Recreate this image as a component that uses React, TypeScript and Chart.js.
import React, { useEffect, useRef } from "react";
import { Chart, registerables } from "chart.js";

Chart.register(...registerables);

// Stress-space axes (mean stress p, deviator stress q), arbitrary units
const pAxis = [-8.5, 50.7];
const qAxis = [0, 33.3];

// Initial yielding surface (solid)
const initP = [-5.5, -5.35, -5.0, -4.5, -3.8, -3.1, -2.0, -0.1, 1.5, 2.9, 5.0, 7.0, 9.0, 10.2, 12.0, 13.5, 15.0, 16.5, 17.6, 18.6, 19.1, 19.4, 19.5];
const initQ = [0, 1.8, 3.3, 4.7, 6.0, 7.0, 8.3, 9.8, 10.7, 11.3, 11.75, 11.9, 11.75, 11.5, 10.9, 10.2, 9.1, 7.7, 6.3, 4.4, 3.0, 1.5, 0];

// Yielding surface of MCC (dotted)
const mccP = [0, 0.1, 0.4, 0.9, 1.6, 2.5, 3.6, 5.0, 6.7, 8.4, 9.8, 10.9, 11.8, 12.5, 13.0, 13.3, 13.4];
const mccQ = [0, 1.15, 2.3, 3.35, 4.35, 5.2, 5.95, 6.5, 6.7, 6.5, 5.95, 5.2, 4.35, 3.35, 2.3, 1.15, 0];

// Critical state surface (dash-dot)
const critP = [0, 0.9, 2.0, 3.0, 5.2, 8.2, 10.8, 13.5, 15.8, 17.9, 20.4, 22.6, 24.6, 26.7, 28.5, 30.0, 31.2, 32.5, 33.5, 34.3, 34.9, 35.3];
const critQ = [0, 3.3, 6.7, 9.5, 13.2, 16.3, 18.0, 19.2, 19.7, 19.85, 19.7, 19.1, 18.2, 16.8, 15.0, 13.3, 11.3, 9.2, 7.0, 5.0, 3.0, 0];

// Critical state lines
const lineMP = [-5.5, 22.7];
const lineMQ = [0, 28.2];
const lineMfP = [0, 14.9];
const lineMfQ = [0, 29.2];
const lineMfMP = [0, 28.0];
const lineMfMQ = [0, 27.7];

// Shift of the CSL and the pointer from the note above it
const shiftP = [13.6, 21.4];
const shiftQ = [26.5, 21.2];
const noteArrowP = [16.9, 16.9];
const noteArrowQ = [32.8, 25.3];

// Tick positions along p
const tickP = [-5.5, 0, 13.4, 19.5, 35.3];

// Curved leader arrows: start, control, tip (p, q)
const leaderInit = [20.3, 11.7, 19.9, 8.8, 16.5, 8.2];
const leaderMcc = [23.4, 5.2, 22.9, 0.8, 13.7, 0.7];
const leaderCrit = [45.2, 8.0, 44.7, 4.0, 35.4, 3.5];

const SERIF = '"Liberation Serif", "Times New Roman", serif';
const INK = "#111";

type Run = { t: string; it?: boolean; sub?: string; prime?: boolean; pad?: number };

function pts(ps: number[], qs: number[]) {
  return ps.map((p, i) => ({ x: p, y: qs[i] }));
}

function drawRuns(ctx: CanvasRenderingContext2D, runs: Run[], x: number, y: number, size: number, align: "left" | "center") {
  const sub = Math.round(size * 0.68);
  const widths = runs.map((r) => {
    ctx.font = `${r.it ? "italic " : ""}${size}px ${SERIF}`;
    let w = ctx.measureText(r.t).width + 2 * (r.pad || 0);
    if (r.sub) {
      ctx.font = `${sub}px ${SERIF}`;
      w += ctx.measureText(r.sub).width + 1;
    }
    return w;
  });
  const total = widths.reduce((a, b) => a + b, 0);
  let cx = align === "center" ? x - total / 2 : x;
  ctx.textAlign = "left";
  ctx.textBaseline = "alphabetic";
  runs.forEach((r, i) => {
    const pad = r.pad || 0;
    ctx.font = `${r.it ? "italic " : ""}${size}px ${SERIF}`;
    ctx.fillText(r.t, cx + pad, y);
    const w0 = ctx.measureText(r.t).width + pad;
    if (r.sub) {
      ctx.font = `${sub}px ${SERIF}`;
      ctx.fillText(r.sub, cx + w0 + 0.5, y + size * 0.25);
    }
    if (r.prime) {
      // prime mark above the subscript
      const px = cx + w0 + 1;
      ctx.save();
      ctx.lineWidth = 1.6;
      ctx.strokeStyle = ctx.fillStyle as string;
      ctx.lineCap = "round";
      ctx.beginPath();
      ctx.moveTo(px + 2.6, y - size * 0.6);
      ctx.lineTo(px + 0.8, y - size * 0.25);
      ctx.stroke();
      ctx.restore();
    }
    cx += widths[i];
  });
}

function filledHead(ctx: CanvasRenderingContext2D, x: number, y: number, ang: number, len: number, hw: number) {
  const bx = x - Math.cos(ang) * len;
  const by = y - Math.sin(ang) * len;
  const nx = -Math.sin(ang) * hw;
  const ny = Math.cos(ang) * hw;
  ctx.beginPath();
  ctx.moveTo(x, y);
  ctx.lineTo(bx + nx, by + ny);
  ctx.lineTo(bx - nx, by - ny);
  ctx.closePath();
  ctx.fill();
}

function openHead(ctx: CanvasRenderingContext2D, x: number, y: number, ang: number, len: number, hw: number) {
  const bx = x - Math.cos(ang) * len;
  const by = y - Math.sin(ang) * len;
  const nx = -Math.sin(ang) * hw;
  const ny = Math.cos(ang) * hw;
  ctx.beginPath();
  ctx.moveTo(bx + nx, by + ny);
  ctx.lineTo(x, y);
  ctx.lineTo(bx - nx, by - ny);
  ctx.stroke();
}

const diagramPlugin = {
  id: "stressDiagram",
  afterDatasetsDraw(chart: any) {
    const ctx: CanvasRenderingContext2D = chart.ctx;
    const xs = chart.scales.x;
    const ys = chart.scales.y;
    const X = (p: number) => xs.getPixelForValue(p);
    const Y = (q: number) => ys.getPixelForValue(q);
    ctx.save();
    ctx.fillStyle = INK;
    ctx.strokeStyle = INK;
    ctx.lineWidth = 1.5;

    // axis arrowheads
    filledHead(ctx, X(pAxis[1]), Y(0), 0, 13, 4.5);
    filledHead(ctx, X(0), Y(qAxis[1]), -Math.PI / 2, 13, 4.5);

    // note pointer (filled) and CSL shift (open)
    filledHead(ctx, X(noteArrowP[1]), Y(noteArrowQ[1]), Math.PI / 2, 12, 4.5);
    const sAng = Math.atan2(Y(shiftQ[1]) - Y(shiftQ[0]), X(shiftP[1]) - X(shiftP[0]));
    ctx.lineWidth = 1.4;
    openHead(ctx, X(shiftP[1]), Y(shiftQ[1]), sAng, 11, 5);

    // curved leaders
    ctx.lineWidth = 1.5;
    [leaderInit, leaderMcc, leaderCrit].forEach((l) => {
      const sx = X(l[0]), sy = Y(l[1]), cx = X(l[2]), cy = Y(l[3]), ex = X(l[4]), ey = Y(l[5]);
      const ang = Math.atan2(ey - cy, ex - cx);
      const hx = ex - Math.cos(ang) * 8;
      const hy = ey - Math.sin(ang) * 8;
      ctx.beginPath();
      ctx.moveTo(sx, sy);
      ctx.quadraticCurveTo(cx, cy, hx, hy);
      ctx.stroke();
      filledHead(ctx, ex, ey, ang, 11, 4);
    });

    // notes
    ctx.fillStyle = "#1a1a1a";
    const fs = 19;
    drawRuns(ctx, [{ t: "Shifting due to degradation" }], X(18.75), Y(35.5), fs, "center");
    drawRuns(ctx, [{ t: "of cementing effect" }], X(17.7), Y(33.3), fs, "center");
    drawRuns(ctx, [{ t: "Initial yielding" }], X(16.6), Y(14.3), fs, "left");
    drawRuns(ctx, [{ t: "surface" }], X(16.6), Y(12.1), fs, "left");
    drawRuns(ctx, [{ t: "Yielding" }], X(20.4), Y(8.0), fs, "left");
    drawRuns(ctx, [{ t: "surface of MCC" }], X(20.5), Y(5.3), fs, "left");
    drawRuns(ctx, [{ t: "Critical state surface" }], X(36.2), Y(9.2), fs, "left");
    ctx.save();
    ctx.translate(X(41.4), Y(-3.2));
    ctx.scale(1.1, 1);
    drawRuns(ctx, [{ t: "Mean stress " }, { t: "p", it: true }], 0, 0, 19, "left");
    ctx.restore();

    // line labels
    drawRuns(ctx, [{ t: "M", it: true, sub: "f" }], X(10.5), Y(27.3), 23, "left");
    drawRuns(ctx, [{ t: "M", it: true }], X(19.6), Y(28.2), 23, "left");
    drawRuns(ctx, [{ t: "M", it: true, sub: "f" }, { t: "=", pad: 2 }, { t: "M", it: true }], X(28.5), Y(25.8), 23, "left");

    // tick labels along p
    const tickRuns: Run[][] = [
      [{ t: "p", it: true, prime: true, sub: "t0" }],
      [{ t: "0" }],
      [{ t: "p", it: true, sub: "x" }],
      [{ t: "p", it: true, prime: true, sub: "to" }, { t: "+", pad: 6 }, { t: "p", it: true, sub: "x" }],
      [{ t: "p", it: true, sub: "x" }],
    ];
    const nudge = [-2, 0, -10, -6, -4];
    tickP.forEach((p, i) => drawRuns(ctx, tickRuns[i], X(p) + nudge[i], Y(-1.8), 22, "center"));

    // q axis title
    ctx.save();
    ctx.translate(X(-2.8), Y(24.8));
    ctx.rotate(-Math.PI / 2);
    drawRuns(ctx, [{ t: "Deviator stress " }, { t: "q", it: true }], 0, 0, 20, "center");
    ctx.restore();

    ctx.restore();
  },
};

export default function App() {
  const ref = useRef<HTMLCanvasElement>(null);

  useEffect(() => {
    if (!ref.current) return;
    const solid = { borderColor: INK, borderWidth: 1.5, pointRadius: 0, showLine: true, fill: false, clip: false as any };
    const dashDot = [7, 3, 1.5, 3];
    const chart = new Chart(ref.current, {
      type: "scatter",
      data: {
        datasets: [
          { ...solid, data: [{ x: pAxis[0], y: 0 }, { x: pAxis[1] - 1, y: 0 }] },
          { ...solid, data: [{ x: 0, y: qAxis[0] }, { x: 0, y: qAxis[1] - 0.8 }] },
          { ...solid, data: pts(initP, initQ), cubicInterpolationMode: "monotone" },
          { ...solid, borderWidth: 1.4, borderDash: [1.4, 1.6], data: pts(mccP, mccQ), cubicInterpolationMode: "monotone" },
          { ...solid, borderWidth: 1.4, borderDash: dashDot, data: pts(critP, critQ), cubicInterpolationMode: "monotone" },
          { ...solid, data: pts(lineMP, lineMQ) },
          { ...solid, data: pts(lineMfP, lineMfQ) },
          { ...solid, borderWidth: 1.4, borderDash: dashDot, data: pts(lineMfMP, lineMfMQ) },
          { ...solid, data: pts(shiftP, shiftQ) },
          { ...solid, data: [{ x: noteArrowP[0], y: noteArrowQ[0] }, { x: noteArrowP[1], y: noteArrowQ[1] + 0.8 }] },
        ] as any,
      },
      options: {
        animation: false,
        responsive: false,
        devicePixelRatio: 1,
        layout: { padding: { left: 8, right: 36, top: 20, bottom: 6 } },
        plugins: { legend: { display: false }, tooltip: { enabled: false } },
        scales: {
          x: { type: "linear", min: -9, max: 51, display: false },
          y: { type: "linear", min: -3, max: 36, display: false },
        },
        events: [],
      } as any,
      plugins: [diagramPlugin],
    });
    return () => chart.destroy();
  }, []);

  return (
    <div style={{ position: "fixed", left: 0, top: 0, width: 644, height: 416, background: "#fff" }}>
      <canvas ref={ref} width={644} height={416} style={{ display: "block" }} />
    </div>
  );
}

++++

[WHAT TO WORK ON] Begin with the first line of the data above and, please, print each line exactly until you have printed the line containing "const qAxis = [0, 33.3];"; print nothing else.

[EXPECTED OUTPUT]
Recreate this image as a component that uses React, TypeScript and Chart.js.
import React, { useEffect, useRef } from "react";
import { Chart, registerables } from "chart.js";

Chart.register(...registerables);

// Stress-space axes (mean stress p, deviator stress q), arbitrary units
const pAxis = [-8.5, 50.7];
const qAxis = [0, 33.3];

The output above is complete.